You won't have a say in the matter. Here's what could happen, and all of these things are contingent on a thousand different things. And it doesn't have to be this way. But what could happen is a major global financial disaster, where the markets all around the world are hit and hit hard. A global banking holiday, where everything has shifted so much, they've got to get a handle on the global markets because somebody hacked into the market. Somebody did something wrong. Somebody made a policy that was bad. A country collapsed. There was a terror strike. It doesn't matter what happened.

But there is a global impact on the markets. And we have a global depression. And a collapse of confidence in the banks, in the governments, and in currency.

And so the government says, "Banking holiday, okay. We're set. Two weeks later: Everybody bring all cash in. We're banning all cash. Bring it in. And we're resetting this as a global market. Global cash. It's all in digits. And, by the way, if you don't bring your cash in and you're caught trying to buy anything in cash, you're trying to buy anything without digits, you'll be thrown into jail."

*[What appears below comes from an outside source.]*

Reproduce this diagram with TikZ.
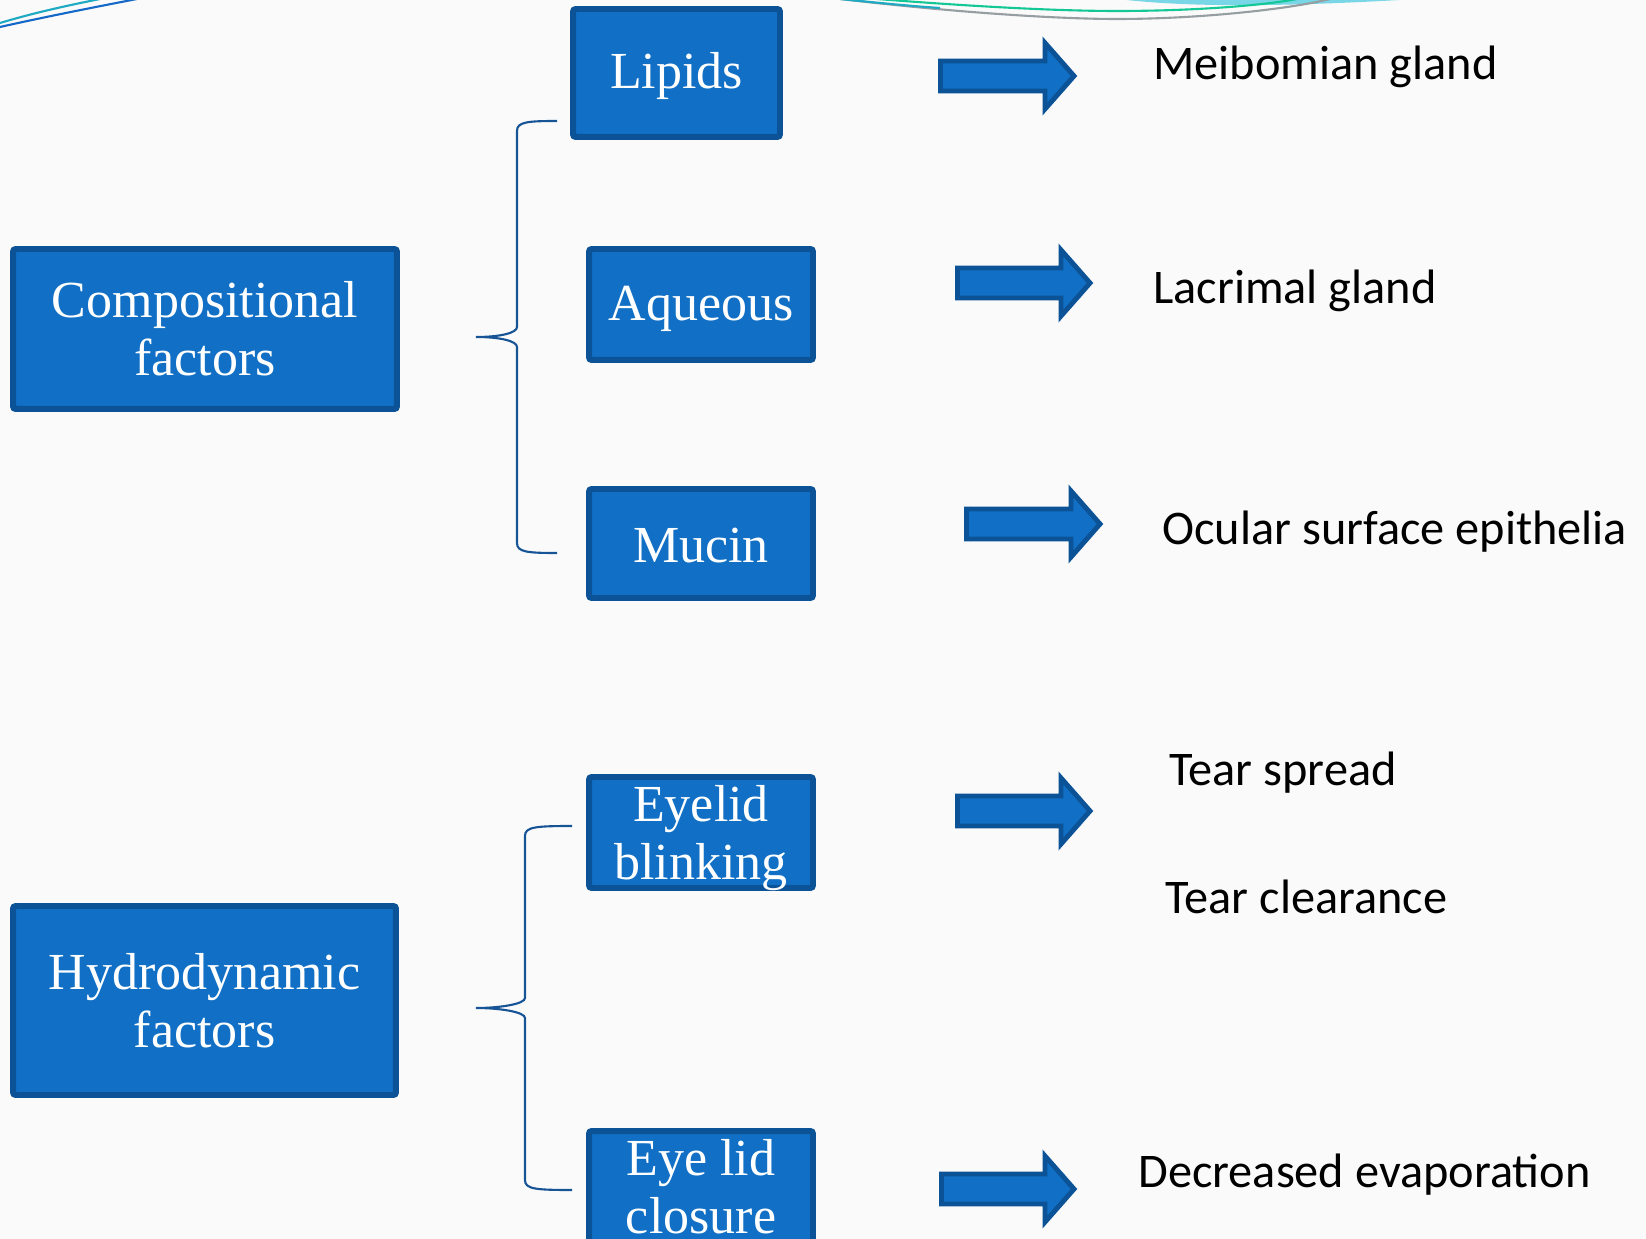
\documentclass[tikz,border=0pt]{standalone}
\usepackage{fontspec}
\setmainfont{Liberation Serif}
\newfontfamily\glandfont{Carlito}
\usepackage{xcolor}
\usetikzlibrary{math}
\definecolor{boxblue}{RGB}{17,112,197}
\definecolor{edgeblue}{RGB}{11,82,150}
\definecolor{bracecol}{RGB}{22,84,150}
\definecolor{paper}{RGB}{250,250,250}
\definecolor{swirlcyan}{RGB}{120,214,230}
\definecolor{swirlgreen}{RGB}{20,200,150}
\definecolor{swirlgrey}{RGB}{150,158,162}
\definecolor{swirlteal}{RGB}{30,170,195}
\definecolor{swirlblue}{RGB}{20,105,200}

% block arrow: start x, tip x, middle y (picture units)
\newcommand{\fatarrow}[3]{%
\draw[line width=2.8pt,color=edgeblue,fill=boxblue,line join=miter]
  ({#1+2.5},{#3-15}) -- ({#2-33},{#3-15}) -- ({#2-33},{#3-33}) -- ({#2-4},#3)
  -- ({#2-33},{#3+33}) -- ({#2-33},{#3+15}) -- ({#1+2.5},{#3+15}) -- cycle;
}
% left brace: end x, stem x, tip x, top y, bottom y
\newcommand{\leftbrace}[5]{%
\tikzmath{\m=(#4+#5)/2;}
\draw[bracecol,line width=1.2pt]
  (#1,#4) .. controls ({#2+10},#4) and (#2,{#4+1}) .. (#2,{#4+10})
  -- (#2,{\m-10}) .. controls (#2,{\m-4}) and ({#3+24},\m) .. (#3,\m)
  .. controls ({#3+24},\m) and (#2,{\m+4}) .. (#2,{\m+10})
  -- (#2,{#5-10}) .. controls (#2,{#5-1}) and ({#2+10},#5) .. (#1,#5);
}

\begin{document}
\begin{tikzpicture}[x=0.02cm,y=-0.02cm,
  factor/.style={draw=edgeblue,fill=boxblue,line width=3.4pt,rounded corners=1.5pt,
    text=white,align=center,inner sep=0pt,font=\fontsize{29.6pt}{33pt}\selectfont},
  drop/.style={execute at begin node={\rule{0pt}{#1}}},
  gland/.style={anchor=base west,inner sep=0pt,font=\glandfont\fontsize{27.5pt}{33pt}\selectfont}]
\clip (0,0) rectangle (1646,1239);
\fill[paper] (0,0) rectangle (1646,1239);

% swirls along the top edge
\draw[swirlteal,line width=1.2pt] (0,23) .. controls (30,14) and (60,7) .. (100,-1);
\draw[swirlblue,line width=1.2pt] (0,27) .. controls (40,18) and (90,8) .. (137,-1);
\fill[swirlcyan] (1110,-2) .. controls (1170,6) and (1260,9) .. (1433,-2) -- cycle;
\draw[swirlgrey,line width=1.2pt] (840,-1) .. controls (960,13) and (1060,19) .. (1117,19)
  .. controls (1200,19) and (1290,9) .. (1330,-1);
\draw[swirlteal,line width=1.2pt] (840,-1) .. controls (880,3) and (910,6) .. (940,8);
\draw[swirlgreen,line width=1.2pt] (877,-1) .. controls (980,7) and (1060,11) .. (1117,11)
  .. controls (1190,11) and (1260,6) .. (1297,-1);

% factor boxes
\node[factor,minimum width=7.68cm,minimum height=3.2cm] (comp) at (205,329) {Compositional\\factors};
\node[factor,minimum width=7.66cm,minimum height=3.78cm] (hydro) at (204.5,1000.5) {Hydrodynamic\\factors};
\node[factor,drop=23.8pt,minimum width=4.14cm,minimum height=2.56cm] (lipids) at (676.5,73) {Lipids};
\node[factor,drop=24.6pt,minimum width=4.48cm,minimum height=2.22cm] (aqueous) at (701,304.5) {Aqueous};
\node[factor,drop=21.4pt,minimum width=4.48cm,minimum height=2.18cm] (mucin) at (701,543.5) {Mucin};
\node[factor,minimum width=4.48cm,minimum height=2.22cm] (blink) at (701,832.5) {Eyelid\\\smash{blinking}};
\node[factor,minimum width=4.48cm,minimum height=2.22cm] (closure) at (701,1186.5) {Eye lid\\closure};

\leftbrace{557}{517}{476}{121}{553}
\leftbrace{572}{525}{476}{826}{1190}

\fatarrow{938}{1078}{76}
\fatarrow{955}{1094}{283}
\fatarrow{964}{1104}{524}
\fatarrow{955}{1094}{811}
\fatarrow{939}{1078}{1189}

\node[gland] (meib) at (1153,80) {Meibomian gland};
\node[gland] (lacr) at (1153,304) {Lacrimal gland};
\node[gland] (ocul) at (1162,545) {Ocular surface epithelia};
\node[gland] (spread) at (1169,785) {Tear spread};
\node[gland] (clear) at (1165,913) {Tear clearance};
\node[gland] (evap) at (1138,1187) {Decreased evaporation};
\end{tikzpicture}
\end{document}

It's pretty much what happened in the Great Depression. Don't think that it can't happen now. This is the kind of thing -- all you need is an excuse. What is -- you know, I just asked the financial adviser that we had on yesterday or day before. I said, "So is there another TARP?" Yeah, it's this.

What's going to save the banks? Because the minute you get scared, you're going to pull your money out, and then it all collapses. Well, they already have the right. Check your bank. Call your bank. Ask for the fine print. Almost all of the banks have changed their fine print to where a bail-in is now their right, that if the bank becomes insolvent, they can take the same percentage of everybody's account to pay off the debts that they have.

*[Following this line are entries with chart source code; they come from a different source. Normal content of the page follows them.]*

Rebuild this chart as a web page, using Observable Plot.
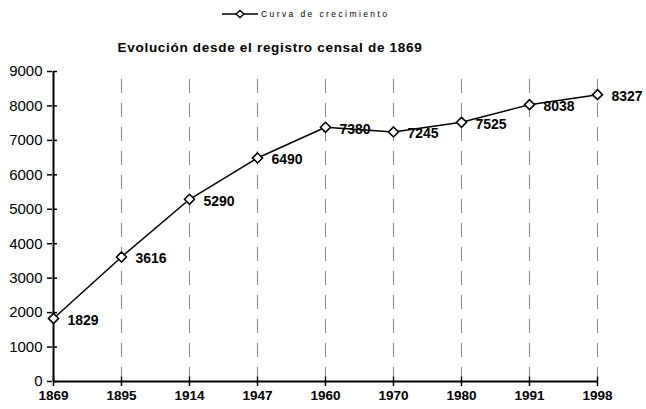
<!DOCTYPE html>
<html>
<head>
<meta charset="utf-8">
<script src="https://cdn.jsdelivr.net/npm/d3@7"></script>
<script src="https://cdn.jsdelivr.net/npm/@observablehq/plot@0.6"></script>
<style>
  html, body { margin: 0; padding: 0; background: #fff; }
  #wrap { position: relative; width: 646px; height: 409px; font-family: Arial, "Liberation Sans", sans-serif; }
  #legend { position: absolute; left: 222px; top: 7px; height: 14px; display: flex; align-items: center; font-size: 8.5px; letter-spacing: 2.4px; color: #000; }
  #title { position: absolute; left: 0; width: 540px; top: 40px; text-align: center; font-weight: bold; font-size: 13.5px; letter-spacing: 0.7px; color: #000; }
  #chart { position: absolute; left: 0; top: 62px; }
</style>
</head>
<body>
<div id="wrap">
  <div id="legend">
    <svg width="36" height="10" style="margin-right:3px"><line x1="0" y1="5" x2="36" y2="5" stroke="#000" stroke-width="1.5"/><path d="M14,5 L18,1.5 L22,5 L18,8.5 Z" fill="#fff" stroke="#000" stroke-width="1.4"/></svg>
    <span>Curva de crecimiento</span>
  </div>
  <div id="title">Evolución desde el registro censal de 1869</div>
  <div id="chart"></div>
</div>
<script>
const years = ["1869", "1895", "1914", "1947", "1960", "1970", "1980", "1991", "1998"];
const values = [1829, 3616, 5290, 6490, 7380, 7245, 7525, 8038, 8327];
const yTicks = [0, 1000, 2000, 3000, 4000, 5000, 6000, 7000, 8000, 9000];

const data = years.map((y, i) => ({year: y, value: values[i]}));

const chart = Plot.plot({
  width: 646,
  height: 347,
  marginTop: 9,
  marginBottom: 28,
  marginLeft: 52,
  marginRight: 48,
  style: {fontFamily: "Arial, 'Liberation Sans', sans-serif", background: "#fff", color: "#000"},
  x: {type: "point", domain: years, padding: 0},
  y: {domain: [0, 9000]},
  marks: [
    Plot.ruleX(years.slice(1), {x: d => d, y1: 0, y2: 9000, stroke: "#888", strokeWidth: 1, strokeDasharray: "14,10"}),
    Plot.axisY({ticks: yTicks, tickSize: 5, tickPadding: 5, tickFormat: d => String(d), fontSize: 15, label: null, strokeWidth: 1.5}),
    Plot.axisX({tickSize: 5, tickPadding: 4, fontSize: 13.5, fontWeight: "bold", label: null, strokeWidth: 1.5}),
    Plot.ruleY(yTicks, {y: d => d, x1: () => years[0], x2: () => years[0], insetRight: -4, stroke: "#000", strokeWidth: 1.5}),
    Plot.ruleX(years, {x: d => d, y1: 0, y2: 130, stroke: "#000", strokeWidth: 1.5}),
    Plot.ruleX([years[0]], {x: d => d, y1: 0, y2: 9000, stroke: "#000", strokeWidth: 2}),
    Plot.ruleY([0], {x1: () => years[0], x2: () => years[years.length - 1], stroke: "#000", strokeWidth: 2}),
    Plot.line(data, {x: "year", y: "value", stroke: "#000", strokeWidth: 1.5}),
    Plot.dot(data, {x: "year", y: "value", symbol: "diamond2", r: 4.5, fill: "#fff", stroke: "#000", strokeWidth: 1.6}),
    Plot.text(data, {x: "year", y: "value", text: d => String(d.value), dx: 14, dy: 2, textAnchor: "start", fontSize: 14, fontWeight: "bold", fill: "#000"})
  ]
});
document.getElementById("chart").appendChild(chart);
</script>
</body>
</html>
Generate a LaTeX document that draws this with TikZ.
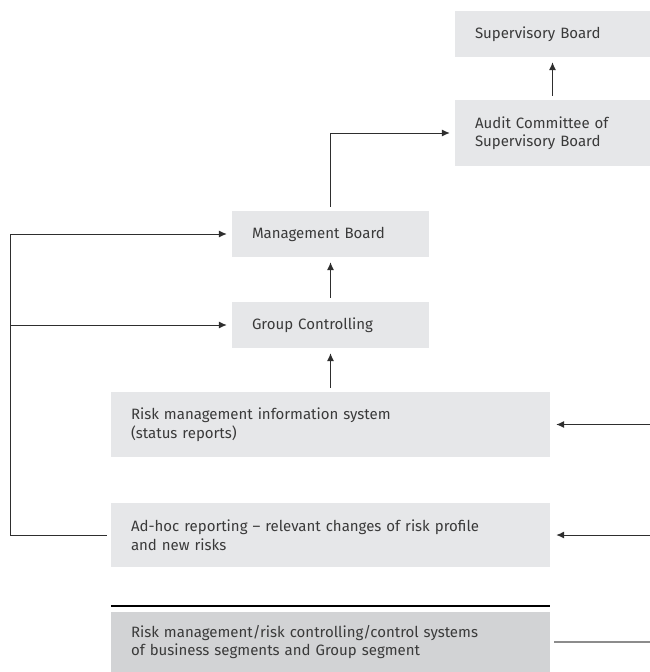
\documentclass[tikz,border=0pt]{standalone}
\usepackage{fontspec}
\setmainfont{Fira Sans}
\usetikzlibrary{arrows.meta}
\definecolor{boxgray}{HTML}{E6E7E9}
\definecolor{segray}{HTML}{D2D3D5}
\definecolor{txtgray}{HTML}{3A3A3A}
\definecolor{linegray}{HTML}{2E2E2E}
\definecolor{outgray}{HTML}{8C8C8C}

\begin{document}
\begin{tikzpicture}
	[x=1pt,y=1pt,
	box/.style={fill=boxgray,inner xsep=20pt,inner ysep=0pt,align=left,text=txtgray,
font=\fontsize{15}{18.5}\selectfont},
	segbox/.style={box,fill=segray},
	edgestyle/.style={-{Latex[length=8pt,width=7pt]},linegray,line width=1pt,
shorten <=4pt,shorten >=5pt}]
	\useasboundingbox (0,0) rectangle (650,-672);
	\node at (552.5,-34) (sb) [box,text width=155pt,minimum height=46pt] {Supervisory Board};
	\node at (552.5,-133) (ac) [box,text width=155pt,minimum height=66pt] {Audit Committee of\\Supervisory Board}
		edge [edgestyle] (sb);
	\node at (330.5,-234) (mb) [box,text width=157pt,minimum height=46pt] {Management Board};
	\node at (330.5,-325) (gc) [box,text width=157pt,minimum height=46pt] {Group Controlling}
		edge [edgestyle] (mb);
	\node at (330.5,-424.5) (rmis) [box,text width=399pt,minimum height=65pt] {Risk management information system\\(status reports)}
		edge [edgestyle] (gc);
	\node at (330.5,-535) (adhoc) [box,text width=399pt,minimum height=64pt] {Ad-hoc reporting -- relevant changes of risk profile\\and new risks};
	\node at (330.5,-642) (seg) [segbox,text width=399pt,minimum height=60pt] {Risk management/risk controlling/control systems\\of business segments and Group segment};
	% free ends at the margins
	\coordinate (lt) at (10,-234);
	\coordinate (lm) at (10,-325);
	\coordinate (rr) at (650,-424.5);
	\coordinate (ra) at (650,-535);
	\coordinate (rs) at (650,-642);
	\draw [edgestyle] (mb.north) |- (ac.west);
	\draw [edgestyle] (adhoc.west) -| (lt) -- (mb.west);
	\draw [edgestyle,shorten <=0pt] (lm) -- (gc.west);
	\draw [edgestyle,shorten <=0pt,shorten >=6pt] (rr) -- (rmis.east);
	\draw [edgestyle,shorten <=0pt,shorten >=6pt] (ra) -- (adhoc.east);
	\draw [line width=2pt,black] ([yshift=6pt]seg.north west) -- ([yshift=6pt]seg.north east);
	\draw [outgray,line width=1.3pt] ([xshift=4pt]seg.east) -- (rs);
\end{tikzpicture}
\end{document}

So you're the last line. You're the last creditor that they have to pay. You think that you're the first creditor. Because what you're doing is you are loaning your hard-earned money to the bank. The bank then takes that and makes more money on your money by lending that money out to somebody else.

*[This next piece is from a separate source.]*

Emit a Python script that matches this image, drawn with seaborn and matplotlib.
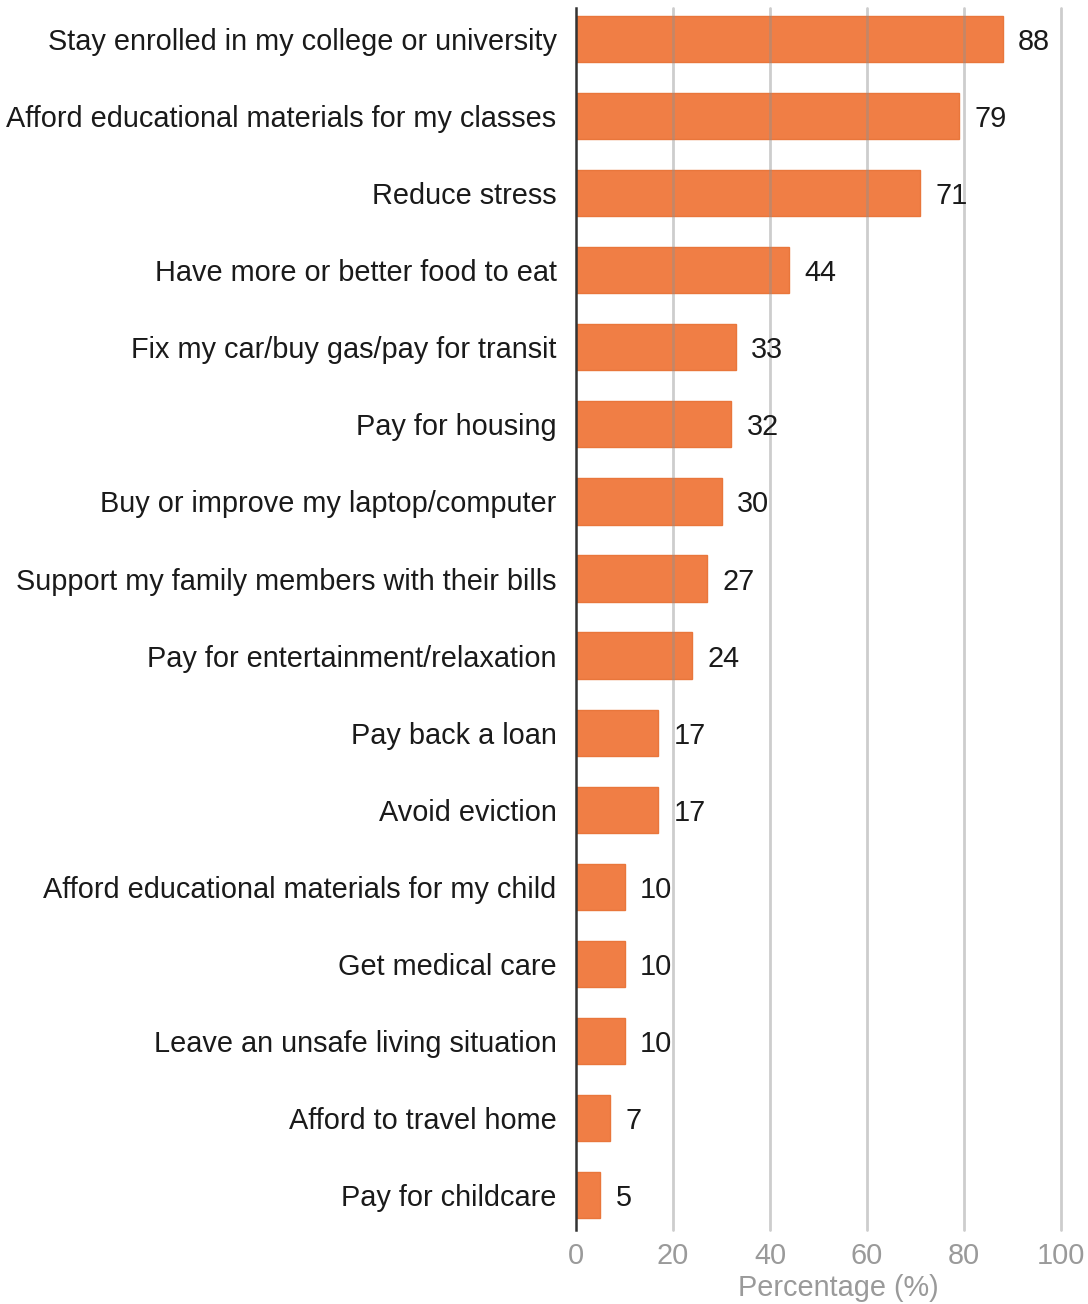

But the bank also has made investments in the stock market, in -- in mutual funds, in treasuries, in all kinds of different things. So they've made investments.

They've also made loans to other people that they can't cover if everybody starts to default on their loans. So there's a hierarchy of who gets paid back. You are now the creditor of last resort. You are the last person the bank has to pay back. You lose your money. And that's all in the -- in writing now.

If they want to make sure the rich get richer -- if you want to see the biggest heist in human history, it's this: Force everyone to put their money into the bank, and then they'll pay off who they will. And then they'll divvy the rest out to you.

[break]

GLENN: You know, it's really amazing how this has just creeped up on the world. And what have we been doing? We have been arguing over --

PAT: Other things.

GLENN: -- nonsense.

JEFFY: Yeah.

GLENN: No, not even other -- we're not even talking -- we haven't been arguing for the last year and a half about anything important.

PAT: Yeah.

GLENN: We've been arguing about, you know, Miss Universe.

PAT: Uh-huh.

GLENN: We haven't been talking about anything important. And look at what happened: This week, in -- have we --

STU: Who is we?

GLENN: I know. I know. I'm saying the western world. Generally speaking, the western world. And especially North America has not been paying attention to what's happening.

STU: Yeah, that's fair.

GLENN: Really happening.

PAT: And people from Australia -- that this is happening at Citibank branches in Australia and think, "Eh, it's Australia."

JEFFY: Right.

GLENN: I want to make sure it's clear. I want to clarify something. This is not all branches. I thought it was all branches.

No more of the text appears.